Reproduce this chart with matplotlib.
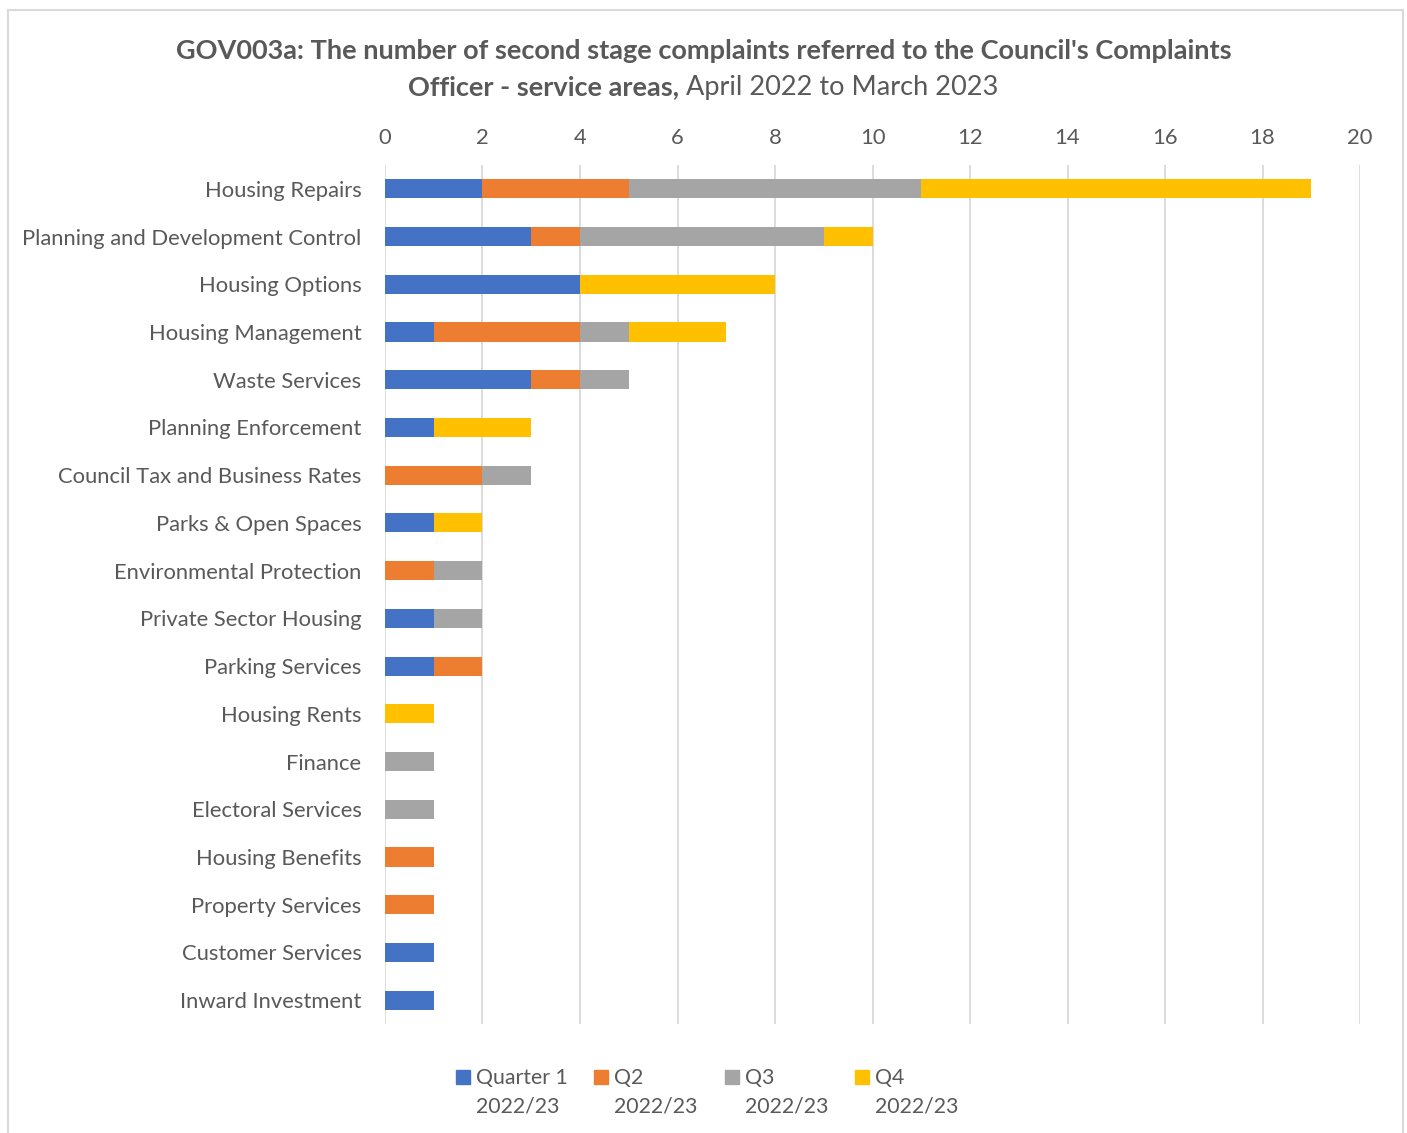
import numpy as np
import matplotlib.pyplot as plt
from matplotlib.patches import Rectangle

plt.rcParams['font.family'] = ['Lato', 'DejaVu Sans']

services = [
    "Housing Repairs", "Planning and Development Control", "Housing Options",
    "Housing Management", "Waste Services", "Planning Enforcement",
    "Council Tax and Business Rates", "Parks & Open Spaces",
    "Environmental Protection", "Private Sector Housing", "Parking Services",
    "Housing Rents", "Finance", "Electoral Services", "Housing Benefits",
    "Property Services", "Customer Services", "Inward Investment",
]
q1 = [2, 3, 4, 1, 3, 1, 0, 1, 0, 1, 1, 0, 0, 0, 0, 0, 1, 1]
q2 = [3, 1, 0, 3, 1, 0, 2, 0, 1, 0, 1, 0, 0, 0, 1, 1, 0, 0]
q3 = [6, 5, 0, 1, 1, 0, 1, 0, 1, 1, 0, 0, 1, 1, 0, 0, 0, 0]
q4 = [8, 1, 4, 2, 0, 2, 0, 1, 0, 0, 0, 1, 0, 0, 0, 0, 0, 0]
series_labels = ["Quarter 1\n2022/23", "Q2\n2022/23", "Q3\n2022/23", "Q4\n2022/23"]
colors = ["#4472C4", "#ED7D31", "#A5A5A5", "#FFC000"]

text_col = "#595959"
W, H = 1407, 1133

fig = plt.figure(figsize=(W / 100, H / 100), dpi=100)
ax = fig.add_axes([385 / W, 1 - 1024 / H, 975 / W, 859 / H])

y = np.arange(len(services))
left = np.zeros(len(services))
for vals, lab, col in zip([q1, q2, q3, q4], series_labels, colors):
    vals = np.array(vals)
    ax.barh(y, vals, left=left, height=0.4, color=col, label=lab, zorder=3)
    left += vals

ax.set_xlim(0, 20)
ax.set_ylim(len(services) - 0.5, -0.5)
ax.set_xticks(range(0, 21, 2))
ax.set_yticks(y)
ax.set_yticklabels(services)
ax.xaxis.tick_top()
ax.tick_params(axis='both', length=0, labelsize=15.8, colors=text_col)
ax.tick_params(axis='x', pad=12)
ax.tick_params(axis='y', pad=17)
ax.grid(axis='x', color="#D9D9D9", linewidth=1.3, zorder=0)
for s in ax.spines.values():
    s.set_visible(False)

# title: first line bold, second line mixed bold / regular
fig.text(0.5, 1 - 51 / H,
         "GOV003a: The number of second stage complaints referred to the Council's Complaints",
         ha='center', va='center', fontsize=19.5, fontweight='bold', color=text_col)
t1 = fig.text(0, 1 - 87 / H, "Officer - service areas,", ha='left', va='center',
              fontsize=19.5, fontweight='bold', color=text_col)
t2 = fig.text(0, 1 - 87 / H, " April 2022 to March 2023", ha='left', va='center',
              fontsize=19.5, color=text_col)
fig.canvas.draw()
r = fig.canvas.get_renderer()
w1 = t1.get_window_extent(r).width / W
w2 = t2.get_window_extent(r).width / W
x0 = 0.5 - (w1 + w2) / 2
t1.set_x(x0)
t2.set_x(x0 + w1)

# legend at bottom: square aligned with first line of a two-line label
sq, gap, spacing = 14, 6, 27
texts = []
for lab in series_labels:
    t = fig.text(0, 0, lab, ha='left', va='top', fontsize=15.3,
                 color=text_col, linespacing=1.55)
    texts.append(t)
fig.canvas.draw()
widths = [t.get_window_extent(r).width for t in texts]
total = sum(sq + gap + w for w in widths) + spacing * (len(widths) - 1)
xpix = 707 - total / 2
for t, w, col in zip(texts, widths, colors):
    fig.patches.append(Rectangle((xpix / W, 1 - 1084 / H), sq / W, sq / H,
                                 transform=fig.transFigure, color=col))
    t.set_x((xpix + sq + gap) / W)
    t.set_y(1 - 1068 / H)
    xpix += sq + gap + w + spacing

fig.patches.append(Rectangle((8 / W, -0.01), 1395 / W, 1 - 10 / H + 0.01,
                             transform=fig.transFigure, fill=False,
                             edgecolor="#D9D9D9", linewidth=1.5))

fig.savefig("out.png", dpi=100)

§ §

Goal of the exercise:
Restate exactly, please, only the lines between the start of the data and the line containing "plt.rcParams['font.family'] = ['Lato', 'DejaVu", both ends included, skipping the pictures.

Expected answer:
Reproduce this chart with matplotlib.
import numpy as np
import matplotlib.pyplot as plt
from matplotlib.patches import Rectangle

plt.rcParams['font.family'] = ['Lato', 'DejaVu Sans']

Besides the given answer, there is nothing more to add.